As long as man has been dabbling in agriculture, rotating cover crops has been recognized as an important part of the process. Why rotate cover crops? It promotes better soil texture and drainage, nutrient content and reduces pest and disease issues. Cover crop rotation is specific to the types of crops you are growing and the individual needs of the soil.
Why Rotate Cover Crops?
Cover crops impart their nutrients when tilled into the soil. Their root systems can loosen the earth and reduce compaction. Some plants, such as clover and legumes, fix nitrogen in the soil, which has been leached by heavy crops and irrigation. The rule, “right plant, right place” is very true with cover crops. Their individual attributes can enhance future crops through their soil contributions.
Almost any of the suggested cover crops will prove to enrich the soil, but knowing how to rotate cover crop plants will create an even more effective bio-diversity and tilth in soil. The addition of the organic matter is unmatched for increasing the structure of soil and support future crops.
Planting a cover crop after every harvest will ensure there is plenty of organic matter for the next harvested crop. It’s also a great way to keep down on weeds. Certain cover crops improve certain soil conditions. Knowing which ones provide which benefit can help you as you rotate in cover crops for soil health.
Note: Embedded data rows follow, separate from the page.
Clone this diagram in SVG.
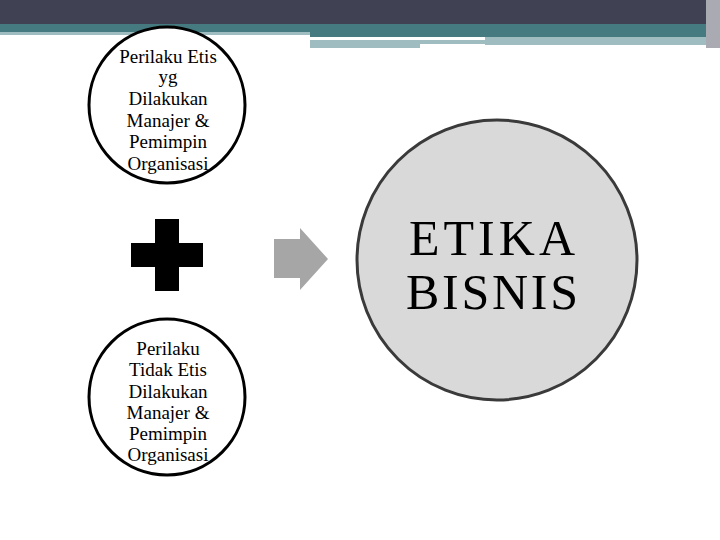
<svg xmlns="http://www.w3.org/2000/svg" width="720" height="540" viewBox="0 0 720 540">
<style>
.c{fill:#fff;stroke:#000;stroke-width:3}
.t{font-family:"Liberation Serif",serif;font-size:19px;fill:#000;text-anchor:middle}
.b{font-family:"Liberation Serif",serif;font-size:50px;fill:#000;text-anchor:middle}
</style>
<rect x="0" y="0" width="720" height="24" fill="#404152"/>
<rect x="0" y="24" width="720" height="9" fill="#457a80"/>
<rect x="0" y="32" width="310" height="3" fill="#9fbcc0"/>
<rect x="310" y="33" width="410" height="4" fill="#457a80"/>
<rect x="310" y="40" width="175" height="4" fill="#9fbcc0"/>
<rect x="310" y="44" width="110" height="4" fill="#9fbcc0"/>
<rect x="485" y="37" width="235" height="8" fill="#9fbcc0"/>
<rect x="706" y="0" width="14" height="48" fill="#a9aab2"/>
<g id="n1"><circle class="c" cx="167" cy="105" r="78"/>
<text class="t"><tspan x="168" y="63">Perilaku Etis</tspan><tspan x="168" y="83">yg</tspan><tspan x="168" y="105">Dilakukan</tspan><tspan x="168" y="127">Manajer &amp;</tspan><tspan x="168" y="148">Pemimpin</tspan><tspan x="168" y="170">Organisasi</tspan></text></g>
<g id="n2"><circle class="c" cx="167" cy="397" r="78"/>
<text class="t"><tspan x="168" y="355">Perilaku</tspan><tspan x="168" y="376">Tidak Etis</tspan><tspan x="168" y="398">Dilakukan</tspan><tspan x="168" y="419">Manajer &amp;</tspan><tspan x="168" y="440">Pemimpin</tspan><tspan x="168" y="461">Organisasi</tspan></text></g>
<g id="plus"><path d="M155 219H179V243H203V267H179V291H155V267H131V243H155Z" fill="#000"/></g>
<g id="connectors"><path d="M274 239H300V228L328 259L300 290V278H274Z" fill="#a6a6a6"/></g>
<g id="n3"><circle cx="497" cy="260" r="140" fill="#d9d9d9" stroke="#3a3a3a" stroke-width="3"/>
<text class="b"><tspan x="492" y="255" textLength="166">ETIKA</tspan><tspan x="492" y="309" textLength="172">BISNIS</tspan></text></g>
</svg>
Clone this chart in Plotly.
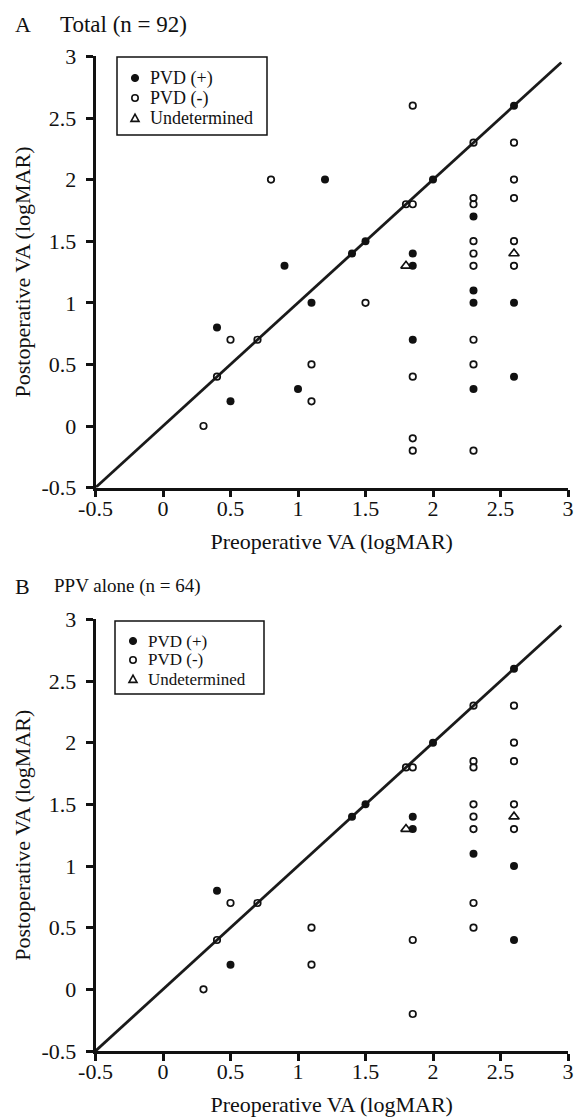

How to Rotate Cover Crop Plants
In a perfect world, every field and garden would have a year or two to lay fallow and replenish itself. Intercropping, crop rotation, cover crops and green manure are ways to manage the changes that constant planting can cause in soil. Rotation of cover crops is useful to introduce different aspects and benefits to soil.
Soils heavily depleted of nitrogen benefit from legumes. Traditionally, they follow spring crops or are planted just before a fall crop. Those that need increased organic matter for percolation and tilth will need ryegrass, sorgum Sudan grass, alfalfa, or even buckwheat. Hairy vetch provides quickly accessed nitrogen due to its rapid growth and quick decomposition and it also adds texture to winter hardened soil.
Cover crops are planted after a heavy feeding crop has been harvested. Heavy feeders might include tomatoes, corn and potatoes.
Examples of Cover Crop Rotation
As long as you plant a variety of cover crops and practice crop rotation, your garden should be bountiful. The rule of thumb on general crop rotation is to separate plants in the same family by two years. For example, you cannot plant potatoes in one spot and then the next season plant tomatoes because it can invite diseases that affect those in the nightshade family.
Rotating cover crops into the planting season is done with the time of maturity of the crop in mind. It makes no sense to use hairy vetch, which is mature in spring, as a fall cover crop. Grains and grasses make excellent fall crops because they need longer to come to maturity. Spring plants like the hairy vetch will be available for summer crop nutrition needs, while the over-wintered cover crops are available for early spring plants.
Rotating cover crops into successively planted gardens is easy if you choose a short season item. Once spring lettuces are gone, sow some quick red clover and till it in before starting some fall veggies. Rotation of cover crops into the overall season planting agenda simply means taking a break for a little while to grow food for the soil.